Given exercise ▸ Skip the pictures. Repeat everything else in the records word for word.

--- start ---

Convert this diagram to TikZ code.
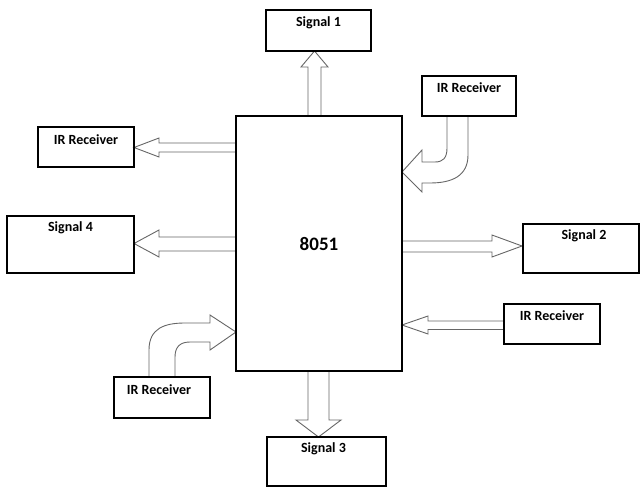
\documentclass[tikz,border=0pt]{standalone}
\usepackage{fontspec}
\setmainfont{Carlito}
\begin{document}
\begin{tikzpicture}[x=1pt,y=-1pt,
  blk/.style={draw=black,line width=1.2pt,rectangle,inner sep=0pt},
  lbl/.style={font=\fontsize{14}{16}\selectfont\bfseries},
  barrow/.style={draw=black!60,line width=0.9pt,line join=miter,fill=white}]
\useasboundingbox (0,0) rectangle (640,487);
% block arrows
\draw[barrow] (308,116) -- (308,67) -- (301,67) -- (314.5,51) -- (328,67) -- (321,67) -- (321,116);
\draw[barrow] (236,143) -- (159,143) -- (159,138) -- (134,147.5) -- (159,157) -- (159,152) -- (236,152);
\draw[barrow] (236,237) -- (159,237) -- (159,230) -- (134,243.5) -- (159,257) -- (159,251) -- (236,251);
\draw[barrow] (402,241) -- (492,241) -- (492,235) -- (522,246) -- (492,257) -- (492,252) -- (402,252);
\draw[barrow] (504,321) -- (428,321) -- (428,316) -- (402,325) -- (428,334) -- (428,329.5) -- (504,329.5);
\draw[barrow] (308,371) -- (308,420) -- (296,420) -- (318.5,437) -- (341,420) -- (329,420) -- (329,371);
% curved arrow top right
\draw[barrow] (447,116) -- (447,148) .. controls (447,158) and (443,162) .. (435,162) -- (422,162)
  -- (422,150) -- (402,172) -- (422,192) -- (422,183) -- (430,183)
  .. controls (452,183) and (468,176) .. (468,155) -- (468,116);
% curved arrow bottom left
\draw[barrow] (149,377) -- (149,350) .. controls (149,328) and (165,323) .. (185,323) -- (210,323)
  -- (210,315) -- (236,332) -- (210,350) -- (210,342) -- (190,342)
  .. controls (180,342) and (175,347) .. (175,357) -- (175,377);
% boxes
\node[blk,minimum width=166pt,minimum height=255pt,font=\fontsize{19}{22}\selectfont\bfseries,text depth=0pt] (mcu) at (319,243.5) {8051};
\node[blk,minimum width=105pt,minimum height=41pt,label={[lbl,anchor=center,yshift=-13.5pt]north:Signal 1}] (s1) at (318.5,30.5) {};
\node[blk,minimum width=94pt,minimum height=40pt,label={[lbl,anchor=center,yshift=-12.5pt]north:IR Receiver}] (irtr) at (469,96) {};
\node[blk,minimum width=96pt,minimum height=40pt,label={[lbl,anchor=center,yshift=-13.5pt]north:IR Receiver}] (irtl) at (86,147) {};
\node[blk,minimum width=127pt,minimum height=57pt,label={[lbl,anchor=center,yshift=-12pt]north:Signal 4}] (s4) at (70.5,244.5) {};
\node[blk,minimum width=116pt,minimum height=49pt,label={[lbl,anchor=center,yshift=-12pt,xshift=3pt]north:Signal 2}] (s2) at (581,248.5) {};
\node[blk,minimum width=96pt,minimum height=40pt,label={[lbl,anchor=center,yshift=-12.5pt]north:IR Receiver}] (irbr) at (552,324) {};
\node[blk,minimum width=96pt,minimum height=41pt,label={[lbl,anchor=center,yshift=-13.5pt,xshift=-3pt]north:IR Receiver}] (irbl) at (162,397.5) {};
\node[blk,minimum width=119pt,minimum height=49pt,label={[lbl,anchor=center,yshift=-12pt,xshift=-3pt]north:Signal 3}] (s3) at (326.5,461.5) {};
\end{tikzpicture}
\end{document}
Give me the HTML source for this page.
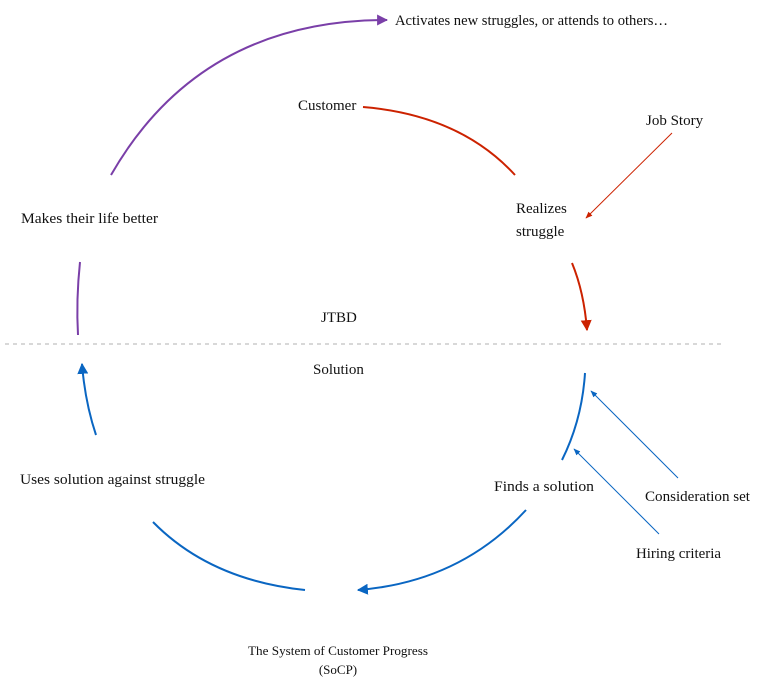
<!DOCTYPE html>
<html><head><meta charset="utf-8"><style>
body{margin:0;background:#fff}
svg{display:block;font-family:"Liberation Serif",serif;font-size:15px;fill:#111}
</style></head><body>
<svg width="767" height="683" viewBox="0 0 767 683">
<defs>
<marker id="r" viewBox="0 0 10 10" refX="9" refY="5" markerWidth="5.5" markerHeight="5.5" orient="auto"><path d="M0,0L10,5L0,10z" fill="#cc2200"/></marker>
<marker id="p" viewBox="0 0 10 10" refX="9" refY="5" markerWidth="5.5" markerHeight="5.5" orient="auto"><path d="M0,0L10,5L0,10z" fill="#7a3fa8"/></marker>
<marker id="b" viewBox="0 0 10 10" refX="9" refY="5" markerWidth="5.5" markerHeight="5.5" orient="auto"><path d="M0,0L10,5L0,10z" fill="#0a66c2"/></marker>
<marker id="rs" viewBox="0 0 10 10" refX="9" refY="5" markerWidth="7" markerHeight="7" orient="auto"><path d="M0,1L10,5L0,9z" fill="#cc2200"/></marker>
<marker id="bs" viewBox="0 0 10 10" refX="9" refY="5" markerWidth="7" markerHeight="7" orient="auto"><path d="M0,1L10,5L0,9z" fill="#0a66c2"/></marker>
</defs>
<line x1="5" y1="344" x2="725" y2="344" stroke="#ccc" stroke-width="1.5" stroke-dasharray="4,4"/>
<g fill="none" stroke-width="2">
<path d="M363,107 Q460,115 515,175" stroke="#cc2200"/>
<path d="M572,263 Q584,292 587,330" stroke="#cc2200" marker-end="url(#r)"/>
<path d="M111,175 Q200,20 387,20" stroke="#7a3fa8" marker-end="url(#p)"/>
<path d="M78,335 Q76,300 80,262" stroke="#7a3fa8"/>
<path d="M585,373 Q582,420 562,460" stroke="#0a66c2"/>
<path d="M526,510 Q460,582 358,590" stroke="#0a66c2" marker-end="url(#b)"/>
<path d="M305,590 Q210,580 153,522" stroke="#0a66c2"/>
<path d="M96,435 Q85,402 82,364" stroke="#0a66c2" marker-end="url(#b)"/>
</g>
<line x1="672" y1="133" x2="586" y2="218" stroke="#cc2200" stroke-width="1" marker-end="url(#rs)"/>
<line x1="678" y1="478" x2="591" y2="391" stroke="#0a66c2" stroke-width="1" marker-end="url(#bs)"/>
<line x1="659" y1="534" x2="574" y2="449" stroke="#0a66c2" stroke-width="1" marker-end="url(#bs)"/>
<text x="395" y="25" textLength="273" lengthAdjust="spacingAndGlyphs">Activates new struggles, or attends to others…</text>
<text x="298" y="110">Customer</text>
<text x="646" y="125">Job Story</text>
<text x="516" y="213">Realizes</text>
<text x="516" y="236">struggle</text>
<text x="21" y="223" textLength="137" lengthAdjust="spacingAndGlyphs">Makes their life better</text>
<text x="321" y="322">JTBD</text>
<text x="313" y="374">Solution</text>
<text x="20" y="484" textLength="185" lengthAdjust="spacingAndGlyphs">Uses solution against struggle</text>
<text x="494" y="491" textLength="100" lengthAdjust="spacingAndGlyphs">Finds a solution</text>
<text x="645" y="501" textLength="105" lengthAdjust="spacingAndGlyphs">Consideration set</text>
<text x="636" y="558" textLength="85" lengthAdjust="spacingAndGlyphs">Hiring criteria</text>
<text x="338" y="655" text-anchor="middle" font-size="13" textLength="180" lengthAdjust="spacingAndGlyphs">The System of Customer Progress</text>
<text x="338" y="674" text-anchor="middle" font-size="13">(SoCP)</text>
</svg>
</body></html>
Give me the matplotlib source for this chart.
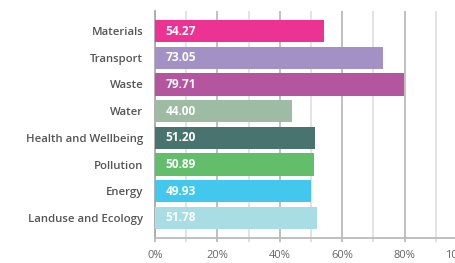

--- end ---

Solution to this problem ▸
Convert this diagram to TikZ code.
\documentclass[tikz,border=0pt]{standalone}
\usepackage{fontspec}
\setmainfont{Carlito}
\begin{document}
\begin{tikzpicture}[x=1pt,y=-1pt,
  blk/.style={draw=black,line width=1.2pt,rectangle,inner sep=0pt},
  lbl/.style={font=\fontsize{14}{16}\selectfont\bfseries},
  barrow/.style={draw=black!60,line width=0.9pt,line join=miter,fill=white}]
\useasboundingbox (0,0) rectangle (640,487);
% block arrows
\draw[barrow] (308,116) -- (308,67) -- (301,67) -- (314.5,51) -- (328,67) -- (321,67) -- (321,116);
\draw[barrow] (236,143) -- (159,143) -- (159,138) -- (134,147.5) -- (159,157) -- (159,152) -- (236,152);
\draw[barrow] (236,237) -- (159,237) -- (159,230) -- (134,243.5) -- (159,257) -- (159,251) -- (236,251);
\draw[barrow] (402,241) -- (492,241) -- (492,235) -- (522,246) -- (492,257) -- (492,252) -- (402,252);
\draw[barrow] (504,321) -- (428,321) -- (428,316) -- (402,325) -- (428,334) -- (428,329.5) -- (504,329.5);
\draw[barrow] (308,371) -- (308,420) -- (296,420) -- (318.5,437) -- (341,420) -- (329,420) -- (329,371);
% curved arrow top right
\draw[barrow] (447,116) -- (447,148) .. controls (447,158) and (443,162) .. (435,162) -- (422,162)
  -- (422,150) -- (402,172) -- (422,192) -- (422,183) -- (430,183)
  .. controls (452,183) and (468,176) .. (468,155) -- (468,116);
% curved arrow bottom left
\draw[barrow] (149,377) -- (149,350) .. controls (149,328) and (165,323) .. (185,323) -- (210,323)
  -- (210,315) -- (236,332) -- (210,350) -- (210,342) -- (190,342)
  .. controls (180,342) and (175,347) .. (175,357) -- (175,377);
% boxes
\node[blk,minimum width=166pt,minimum height=255pt,font=\fontsize{19}{22}\selectfont\bfseries,text depth=0pt] (mcu) at (319,243.5) {8051};
\node[blk,minimum width=105pt,minimum height=41pt,label={[lbl,anchor=center,yshift=-13.5pt]north:Signal 1}] (s1) at (318.5,30.5) {};
\node[blk,minimum width=94pt,minimum height=40pt,label={[lbl,anchor=center,yshift=-12.5pt]north:IR Receiver}] (irtr) at (469,96) {};
\node[blk,minimum width=96pt,minimum height=40pt,label={[lbl,anchor=center,yshift=-13.5pt]north:IR Receiver}] (irtl) at (86,147) {};
\node[blk,minimum width=127pt,minimum height=57pt,label={[lbl,anchor=center,yshift=-12pt]north:Signal 4}] (s4) at (70.5,244.5) {};
\node[blk,minimum width=116pt,minimum height=49pt,label={[lbl,anchor=center,yshift=-12pt,xshift=3pt]north:Signal 2}] (s2) at (581,248.5) {};
\node[blk,minimum width=96pt,minimum height=40pt,label={[lbl,anchor=center,yshift=-12.5pt]north:IR Receiver}] (irbr) at (552,324) {};
\node[blk,minimum width=96pt,minimum height=41pt,label={[lbl,anchor=center,yshift=-13.5pt,xshift=-3pt]north:IR Receiver}] (irbl) at (162,397.5) {};
\node[blk,minimum width=119pt,minimum height=49pt,label={[lbl,anchor=center,yshift=-12pt,xshift=-3pt]north:Signal 3}] (s3) at (326.5,461.5) {};
\end{tikzpicture}
\end{document}
Give me the HTML source for this page.
<!DOCTYPE html>
<html><head><meta charset="utf-8"><style>
body{margin:0;background:#fff}
svg{display:block;font-family:"Liberation Serif",serif;font-size:15px;fill:#111}
</style></head><body>
<svg width="767" height="683" viewBox="0 0 767 683">
<defs>
<marker id="r" viewBox="0 0 10 10" refX="9" refY="5" markerWidth="5.5" markerHeight="5.5" orient="auto"><path d="M0,0L10,5L0,10z" fill="#cc2200"/></marker>
<marker id="p" viewBox="0 0 10 10" refX="9" refY="5" markerWidth="5.5" markerHeight="5.5" orient="auto"><path d="M0,0L10,5L0,10z" fill="#7a3fa8"/></marker>
<marker id="b" viewBox="0 0 10 10" refX="9" refY="5" markerWidth="5.5" markerHeight="5.5" orient="auto"><path d="M0,0L10,5L0,10z" fill="#0a66c2"/></marker>
<marker id="rs" viewBox="0 0 10 10" refX="9" refY="5" markerWidth="7" markerHeight="7" orient="auto"><path d="M0,1L10,5L0,9z" fill="#cc2200"/></marker>
<marker id="bs" viewBox="0 0 10 10" refX="9" refY="5" markerWidth="7" markerHeight="7" orient="auto"><path d="M0,1L10,5L0,9z" fill="#0a66c2"/></marker>
</defs>
<line x1="5" y1="344" x2="725" y2="344" stroke="#ccc" stroke-width="1.5" stroke-dasharray="4,4"/>
<g fill="none" stroke-width="2">
<path d="M363,107 Q460,115 515,175" stroke="#cc2200"/>
<path d="M572,263 Q584,292 587,330" stroke="#cc2200" marker-end="url(#r)"/>
<path d="M111,175 Q200,20 387,20" stroke="#7a3fa8" marker-end="url(#p)"/>
<path d="M78,335 Q76,300 80,262" stroke="#7a3fa8"/>
<path d="M585,373 Q582,420 562,460" stroke="#0a66c2"/>
<path d="M526,510 Q460,582 358,590" stroke="#0a66c2" marker-end="url(#b)"/>
<path d="M305,590 Q210,580 153,522" stroke="#0a66c2"/>
<path d="M96,435 Q85,402 82,364" stroke="#0a66c2" marker-end="url(#b)"/>
</g>
<line x1="672" y1="133" x2="586" y2="218" stroke="#cc2200" stroke-width="1" marker-end="url(#rs)"/>
<line x1="678" y1="478" x2="591" y2="391" stroke="#0a66c2" stroke-width="1" marker-end="url(#bs)"/>
<line x1="659" y1="534" x2="574" y2="449" stroke="#0a66c2" stroke-width="1" marker-end="url(#bs)"/>
<text x="395" y="25" textLength="273" lengthAdjust="spacingAndGlyphs">Activates new struggles, or attends to others…</text>
<text x="298" y="110">Customer</text>
<text x="646" y="125">Job Story</text>
<text x="516" y="213">Realizes</text>
<text x="516" y="236">struggle</text>
<text x="21" y="223" textLength="137" lengthAdjust="spacingAndGlyphs">Makes their life better</text>
<text x="321" y="322">JTBD</text>
<text x="313" y="374">Solution</text>
<text x="20" y="484" textLength="185" lengthAdjust="spacingAndGlyphs">Uses solution against struggle</text>
<text x="494" y="491" textLength="100" lengthAdjust="spacingAndGlyphs">Finds a solution</text>
<text x="645" y="501" textLength="105" lengthAdjust="spacingAndGlyphs">Consideration set</text>
<text x="636" y="558" textLength="85" lengthAdjust="spacingAndGlyphs">Hiring criteria</text>
<text x="338" y="655" text-anchor="middle" font-size="13" textLength="180" lengthAdjust="spacingAndGlyphs">The System of Customer Progress</text>
<text x="338" y="674" text-anchor="middle" font-size="13">(SoCP)</text>
</svg>
</body></html>
Give me the matplotlib source for this chart.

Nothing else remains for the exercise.